__Task instructions__
Tally the lines that hold the string "this", and reply with the count alone.

__Available records__
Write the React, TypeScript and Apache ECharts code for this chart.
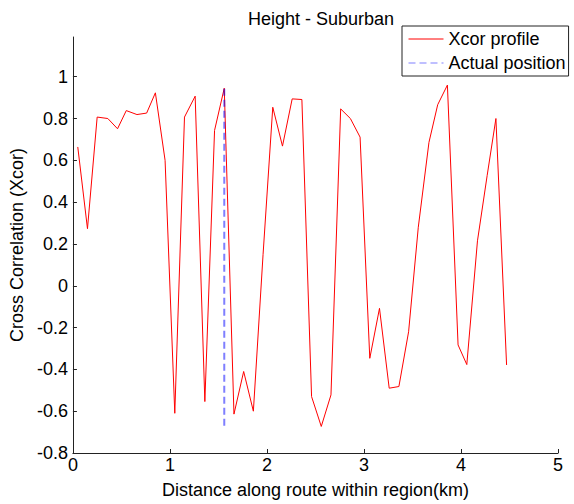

...

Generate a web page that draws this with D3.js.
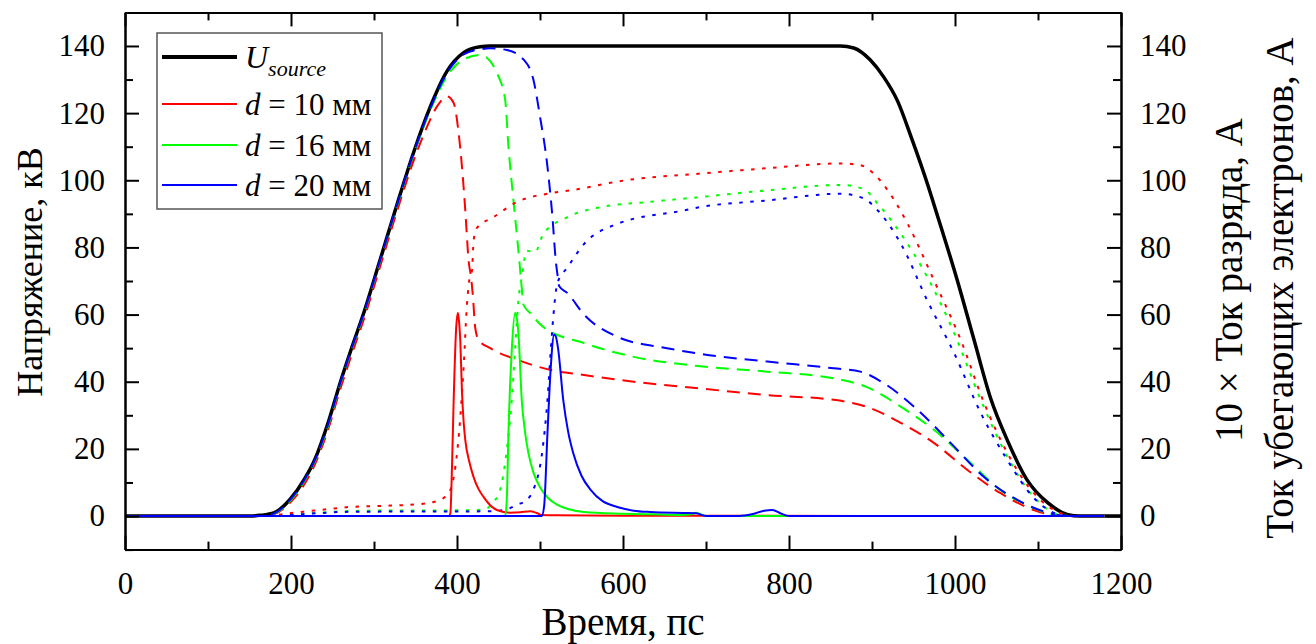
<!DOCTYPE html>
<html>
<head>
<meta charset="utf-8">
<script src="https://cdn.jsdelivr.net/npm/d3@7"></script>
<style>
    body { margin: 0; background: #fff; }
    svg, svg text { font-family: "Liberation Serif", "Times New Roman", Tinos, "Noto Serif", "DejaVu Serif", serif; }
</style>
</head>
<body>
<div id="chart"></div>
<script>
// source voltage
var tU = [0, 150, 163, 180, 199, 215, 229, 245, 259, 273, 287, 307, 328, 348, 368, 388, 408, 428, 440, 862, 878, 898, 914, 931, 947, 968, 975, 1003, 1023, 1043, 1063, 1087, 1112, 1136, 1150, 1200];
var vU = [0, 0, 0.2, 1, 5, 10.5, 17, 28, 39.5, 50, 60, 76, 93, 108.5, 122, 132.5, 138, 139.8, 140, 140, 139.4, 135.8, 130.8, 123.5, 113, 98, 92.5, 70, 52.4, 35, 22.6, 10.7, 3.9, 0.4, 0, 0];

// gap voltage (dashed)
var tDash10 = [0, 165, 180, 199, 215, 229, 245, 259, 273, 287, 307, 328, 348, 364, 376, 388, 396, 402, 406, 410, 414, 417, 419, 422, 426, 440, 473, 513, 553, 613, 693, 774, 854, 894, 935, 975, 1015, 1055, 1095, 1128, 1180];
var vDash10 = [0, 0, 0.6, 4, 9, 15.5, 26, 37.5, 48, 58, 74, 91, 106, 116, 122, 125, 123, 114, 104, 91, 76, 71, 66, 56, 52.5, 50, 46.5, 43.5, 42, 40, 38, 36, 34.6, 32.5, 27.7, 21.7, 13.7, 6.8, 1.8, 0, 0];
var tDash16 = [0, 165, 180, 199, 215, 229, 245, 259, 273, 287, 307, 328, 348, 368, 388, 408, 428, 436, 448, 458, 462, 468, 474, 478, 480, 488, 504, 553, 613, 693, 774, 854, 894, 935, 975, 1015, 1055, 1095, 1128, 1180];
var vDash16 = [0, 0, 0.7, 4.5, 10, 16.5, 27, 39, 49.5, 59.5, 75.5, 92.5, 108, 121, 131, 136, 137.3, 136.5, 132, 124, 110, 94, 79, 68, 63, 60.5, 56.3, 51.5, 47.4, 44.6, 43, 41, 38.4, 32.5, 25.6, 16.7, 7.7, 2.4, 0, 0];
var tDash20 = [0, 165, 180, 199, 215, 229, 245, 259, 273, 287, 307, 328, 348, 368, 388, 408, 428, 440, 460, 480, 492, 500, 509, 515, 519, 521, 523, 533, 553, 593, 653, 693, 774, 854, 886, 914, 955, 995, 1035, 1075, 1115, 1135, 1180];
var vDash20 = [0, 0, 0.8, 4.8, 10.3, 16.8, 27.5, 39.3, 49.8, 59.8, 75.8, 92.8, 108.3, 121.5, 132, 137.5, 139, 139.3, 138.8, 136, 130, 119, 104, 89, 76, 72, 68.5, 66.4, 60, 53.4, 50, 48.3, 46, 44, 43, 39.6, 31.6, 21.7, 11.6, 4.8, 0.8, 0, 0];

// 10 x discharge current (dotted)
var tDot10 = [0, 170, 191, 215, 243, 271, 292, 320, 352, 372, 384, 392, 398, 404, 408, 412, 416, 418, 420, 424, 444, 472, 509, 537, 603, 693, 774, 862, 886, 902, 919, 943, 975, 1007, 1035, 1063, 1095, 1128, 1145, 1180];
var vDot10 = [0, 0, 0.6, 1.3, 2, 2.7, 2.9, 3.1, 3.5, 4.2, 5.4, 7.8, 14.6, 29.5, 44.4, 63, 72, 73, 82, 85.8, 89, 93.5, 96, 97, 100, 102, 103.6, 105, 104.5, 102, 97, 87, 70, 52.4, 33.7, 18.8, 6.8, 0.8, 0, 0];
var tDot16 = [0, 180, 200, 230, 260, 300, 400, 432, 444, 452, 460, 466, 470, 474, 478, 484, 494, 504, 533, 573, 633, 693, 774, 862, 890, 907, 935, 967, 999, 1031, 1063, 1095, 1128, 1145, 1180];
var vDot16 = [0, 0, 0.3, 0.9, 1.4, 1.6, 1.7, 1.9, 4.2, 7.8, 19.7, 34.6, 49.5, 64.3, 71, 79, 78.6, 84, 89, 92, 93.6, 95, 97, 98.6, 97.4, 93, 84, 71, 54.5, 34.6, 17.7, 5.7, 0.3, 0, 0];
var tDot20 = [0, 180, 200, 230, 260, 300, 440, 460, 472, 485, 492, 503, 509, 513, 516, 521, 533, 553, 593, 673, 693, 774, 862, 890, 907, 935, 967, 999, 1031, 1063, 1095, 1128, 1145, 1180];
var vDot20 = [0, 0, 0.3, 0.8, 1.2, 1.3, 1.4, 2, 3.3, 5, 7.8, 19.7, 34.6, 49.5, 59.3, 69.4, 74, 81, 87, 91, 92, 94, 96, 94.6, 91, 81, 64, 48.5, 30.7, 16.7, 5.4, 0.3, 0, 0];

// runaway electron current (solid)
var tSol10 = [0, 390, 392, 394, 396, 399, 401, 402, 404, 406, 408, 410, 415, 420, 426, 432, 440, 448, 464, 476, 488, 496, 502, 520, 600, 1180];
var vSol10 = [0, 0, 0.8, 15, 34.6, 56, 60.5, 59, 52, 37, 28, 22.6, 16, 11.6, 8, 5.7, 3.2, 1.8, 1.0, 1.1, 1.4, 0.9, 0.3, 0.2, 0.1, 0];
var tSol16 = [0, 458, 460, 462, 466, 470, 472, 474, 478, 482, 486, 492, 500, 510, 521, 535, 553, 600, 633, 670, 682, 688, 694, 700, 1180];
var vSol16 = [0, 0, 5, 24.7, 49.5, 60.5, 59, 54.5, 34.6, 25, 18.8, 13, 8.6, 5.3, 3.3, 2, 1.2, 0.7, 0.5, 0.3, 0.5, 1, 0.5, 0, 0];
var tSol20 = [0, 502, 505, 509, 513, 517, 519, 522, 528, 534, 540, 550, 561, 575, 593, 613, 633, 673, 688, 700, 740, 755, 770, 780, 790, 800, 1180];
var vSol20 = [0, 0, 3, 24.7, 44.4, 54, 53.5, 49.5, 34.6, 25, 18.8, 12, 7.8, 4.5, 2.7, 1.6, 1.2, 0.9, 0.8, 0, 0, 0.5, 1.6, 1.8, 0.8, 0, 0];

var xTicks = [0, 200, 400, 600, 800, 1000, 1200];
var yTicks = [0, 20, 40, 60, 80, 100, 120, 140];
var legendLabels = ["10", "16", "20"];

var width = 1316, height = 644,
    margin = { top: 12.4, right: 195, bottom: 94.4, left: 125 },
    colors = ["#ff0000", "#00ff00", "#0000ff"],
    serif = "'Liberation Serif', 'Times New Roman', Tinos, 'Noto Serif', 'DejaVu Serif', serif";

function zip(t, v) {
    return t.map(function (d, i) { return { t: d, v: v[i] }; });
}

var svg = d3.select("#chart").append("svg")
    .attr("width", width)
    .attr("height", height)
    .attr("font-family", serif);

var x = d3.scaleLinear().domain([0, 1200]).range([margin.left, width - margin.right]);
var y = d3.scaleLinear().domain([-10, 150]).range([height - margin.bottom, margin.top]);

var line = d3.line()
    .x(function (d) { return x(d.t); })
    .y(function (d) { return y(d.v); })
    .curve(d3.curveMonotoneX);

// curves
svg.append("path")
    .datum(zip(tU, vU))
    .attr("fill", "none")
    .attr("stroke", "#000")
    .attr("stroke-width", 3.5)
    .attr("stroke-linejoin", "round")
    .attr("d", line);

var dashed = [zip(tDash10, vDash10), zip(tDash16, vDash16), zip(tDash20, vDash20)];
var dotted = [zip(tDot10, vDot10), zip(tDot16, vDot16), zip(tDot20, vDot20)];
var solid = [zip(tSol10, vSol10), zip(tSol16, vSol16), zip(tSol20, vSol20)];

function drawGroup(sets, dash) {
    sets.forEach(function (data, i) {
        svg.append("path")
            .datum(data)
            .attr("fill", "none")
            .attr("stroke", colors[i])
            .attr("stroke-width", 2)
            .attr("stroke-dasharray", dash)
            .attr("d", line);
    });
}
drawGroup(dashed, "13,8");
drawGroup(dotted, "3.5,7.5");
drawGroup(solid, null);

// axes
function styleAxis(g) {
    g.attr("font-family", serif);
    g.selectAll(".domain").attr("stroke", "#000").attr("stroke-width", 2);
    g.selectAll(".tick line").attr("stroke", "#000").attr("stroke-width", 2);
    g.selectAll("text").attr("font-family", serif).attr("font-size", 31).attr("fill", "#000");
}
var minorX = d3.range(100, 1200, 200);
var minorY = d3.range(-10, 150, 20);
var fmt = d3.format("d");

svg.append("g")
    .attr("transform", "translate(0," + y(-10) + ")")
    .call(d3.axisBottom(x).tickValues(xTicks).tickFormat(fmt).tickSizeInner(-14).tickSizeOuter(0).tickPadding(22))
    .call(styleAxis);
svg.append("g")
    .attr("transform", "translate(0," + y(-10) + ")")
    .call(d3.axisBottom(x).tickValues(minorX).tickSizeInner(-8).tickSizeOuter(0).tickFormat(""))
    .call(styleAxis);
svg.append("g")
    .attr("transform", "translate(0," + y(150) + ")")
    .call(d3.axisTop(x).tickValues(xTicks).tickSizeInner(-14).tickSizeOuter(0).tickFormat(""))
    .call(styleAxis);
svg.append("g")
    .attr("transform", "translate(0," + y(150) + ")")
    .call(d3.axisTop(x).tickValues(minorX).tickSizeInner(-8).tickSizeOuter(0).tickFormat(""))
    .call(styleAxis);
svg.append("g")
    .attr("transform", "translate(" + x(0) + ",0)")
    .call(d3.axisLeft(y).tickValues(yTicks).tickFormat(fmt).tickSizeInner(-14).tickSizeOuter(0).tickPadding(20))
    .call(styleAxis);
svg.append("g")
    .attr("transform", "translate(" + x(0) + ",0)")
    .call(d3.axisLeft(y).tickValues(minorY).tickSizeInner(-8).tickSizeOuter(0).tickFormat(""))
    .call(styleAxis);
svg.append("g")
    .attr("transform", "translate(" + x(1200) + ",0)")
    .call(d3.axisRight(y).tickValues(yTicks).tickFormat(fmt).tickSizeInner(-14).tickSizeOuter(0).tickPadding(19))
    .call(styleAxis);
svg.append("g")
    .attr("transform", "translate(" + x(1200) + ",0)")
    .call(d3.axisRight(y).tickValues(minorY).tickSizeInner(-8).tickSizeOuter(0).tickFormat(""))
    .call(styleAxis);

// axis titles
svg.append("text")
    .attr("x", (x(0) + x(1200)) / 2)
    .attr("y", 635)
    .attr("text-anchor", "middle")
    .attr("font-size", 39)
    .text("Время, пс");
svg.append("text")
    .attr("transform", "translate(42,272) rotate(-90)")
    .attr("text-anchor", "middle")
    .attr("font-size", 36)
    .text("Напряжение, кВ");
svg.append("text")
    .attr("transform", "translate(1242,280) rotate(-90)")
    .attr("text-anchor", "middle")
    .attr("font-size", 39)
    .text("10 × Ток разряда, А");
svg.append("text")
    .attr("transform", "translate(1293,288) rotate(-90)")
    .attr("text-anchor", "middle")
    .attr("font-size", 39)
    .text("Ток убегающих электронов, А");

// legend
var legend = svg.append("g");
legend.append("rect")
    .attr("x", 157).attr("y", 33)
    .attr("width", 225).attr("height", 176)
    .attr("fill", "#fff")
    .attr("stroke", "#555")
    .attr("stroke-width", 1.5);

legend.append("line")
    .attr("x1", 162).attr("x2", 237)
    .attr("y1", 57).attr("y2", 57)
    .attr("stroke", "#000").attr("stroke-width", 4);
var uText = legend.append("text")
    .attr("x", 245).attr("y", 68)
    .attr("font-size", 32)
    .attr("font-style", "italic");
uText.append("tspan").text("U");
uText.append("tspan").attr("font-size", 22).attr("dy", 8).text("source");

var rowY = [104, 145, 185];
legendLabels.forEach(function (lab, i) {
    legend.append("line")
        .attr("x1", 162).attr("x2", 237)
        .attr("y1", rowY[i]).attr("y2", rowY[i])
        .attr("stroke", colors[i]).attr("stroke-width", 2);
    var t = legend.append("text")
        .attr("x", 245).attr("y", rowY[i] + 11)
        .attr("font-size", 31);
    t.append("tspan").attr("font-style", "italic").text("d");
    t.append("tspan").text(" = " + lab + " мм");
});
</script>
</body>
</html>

__Answer for the task__
2